I maestri dalle scarpe grosse

Millevigne

Come capita ai giovani in generale, nella mia gioventù non tenevo in grande considerazione le osservazioni e i consigli degli anziani, soprattutto se agricoltori privi di una preparazione “scientifica” quale ritenevo, presuntuosamente, di avere allora. Come molti, ho imparato con il tempo ad avere maggiore rispetto per la monumentale bibliografia non scritta, contenuta nell’esperienza  e nelle nozioni tramandate oralmente dai vecchi vignaioli. 
Oggi  quel flusso di informazioni rischia un’interruzione, con la dispersione di buona parte di quel patrimonio, con i suoi limiti ma anche con il suo enorme valore complessivo.
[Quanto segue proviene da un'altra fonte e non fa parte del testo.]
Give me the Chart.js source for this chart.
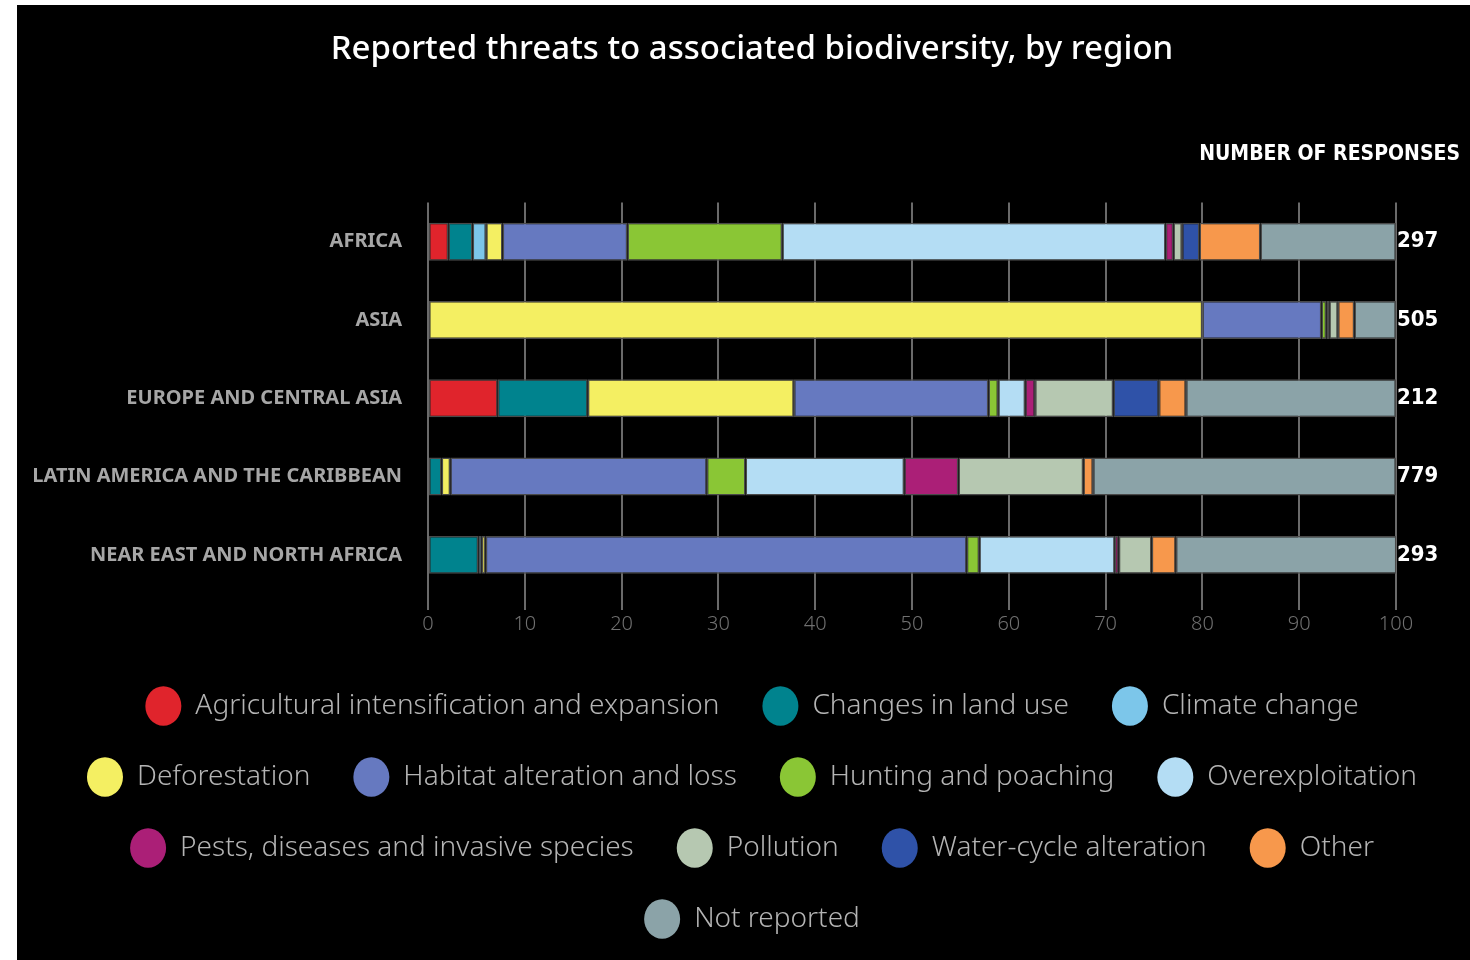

L’avvento della meccanizzazione, con la conseguente modifica degli impianti e della “gestione della chioma”, ha dato una scossa; intanto una chimica di sintesi raffinata, in grado di fornire risposte mirate, suggerisce l’idea che molte vecchie conoscenze non siano più utili: ecco la malattia, ecco la medicina. Ma la realtà è più complicata, perché il vigneto è un ecosistema complesso e fragile.

Ma soprattutto è cambiato il rapporto del viticoltore con la vigna, dove passa meno tempo di prima, e a gran velocità. In parte perché le macchine hanno velocizzato tutti i processi, e ciò che si vede camminando non si vede dai vetri di una cabina insonorizzata in movimento a 7 o più chilometri l’ora; in parte perché il vignaiolo, soprattutto quello che trasforma e commercializza in proprio, è diventato sempre più “multitasking”, tra cantina, fiere, viaggi di lavoro, modelli da compilare, uffici tra cui rimbalzare al fine di farsi “controllare” (?!). I vignaioli vivono questa condizione con grande pena, e rimpianto del loro cielo e della loro terra, ma non possono farne a meno.

Per scendere su un esempio concreto, in trenta anni ho notato in campagna un progressivo calo delle conoscenze sulla biologia della peronospora, e una conseguente maggiore confusione sulle strategie di difesa, a cui pone rimedio, ma solo in parte, la disponibilità di prodotti più efficaci e dalla più lunga persistenza d’azione (e dal costo relativamente minore che in passato, che ne favorisce un certo consumo “di lusso”). Nei primi decenni del novecento, a seguito degli straordinari, per quei tempi, lavori di ricerca di prestigiosi patologi italiani come Goidanich e Baldacci, si formarono in Italia, a partire dal Piemonte, i consorzi antiperonosporici, avviando il metodo della lotta guidata. Tre volte al giorno si rilevavano umidità e temperatura, nelle capannine di legno installate nelle campagne; a questo si accompagnavano meticolose osservazioni sulla vegetazione. Il lavoro era assegnato agli agricoltori più esperti e scolarizzati (che voleva dire, nel migliore dei casi, la quinta elementare), che nei giorni di mercato della cittadina capozona si incontravano tra loro e con i tecnici dell’ispettorato agrario con i loro registri, fittamente compilati a matita e ripassati con il pennino, in bella calligrafia. Quando c’era l’allarme “verderame” i parroci suonavano le campane. Il “segnalatore” era il riferimento degli agricoltori del suo paese e promuoveva una diffusione dell’ informazione capillare, e di qualità più che buona per quei tempi, consentendo un notevole risparmio di trattamenti rispetto alla lotta “a calendario”. 

Oggi i dati climatici si controllano da un computer, i modelli matematici per le infezioni si sono affinati, le previsioni del tempo sono attendibili, e gli allarmi arrivano sul cellulare, dove esiste un sistema organizzato. Ma spesso tale opportunità è solo teorica, visto che le nostre Regioni hanno in gran parte abbandonato al loro destino i servizi agrometeorologici e di assistenza tecnica pubblica, e i privati non sempre hanno saputo organizzarsi in consorzi o cooperative (o meglio, utilizzare a questo scopo le aggregazioni esistenti) per fronteggiare la lacuna. In altre parole, un lavoro che oggi sarebbe più preciso e molto più facile che in passato, forse lo si faceva meglio, almeno in alcuni casi, in passato, con attrezzi di fortuna e analfabetismo diffuso. Inoltre questa “facilità” di acquisire informazioni è una medaglia che ha il suo rovescio nella apparente minore necessità, da parte del viticoltore, di conoscere in modo accurato quello che accade nel suo vigneto. Con il rischio di non saper più leggere i segnali della pianta, fare più trattamenti del necessario o non saper fronteggiare situazioni impreviste. La tecnologia è un supporto molto utile alle decisioni, ma non sostituisce l’uomo. Non sostituisce i maestri dalle scarpe grosse.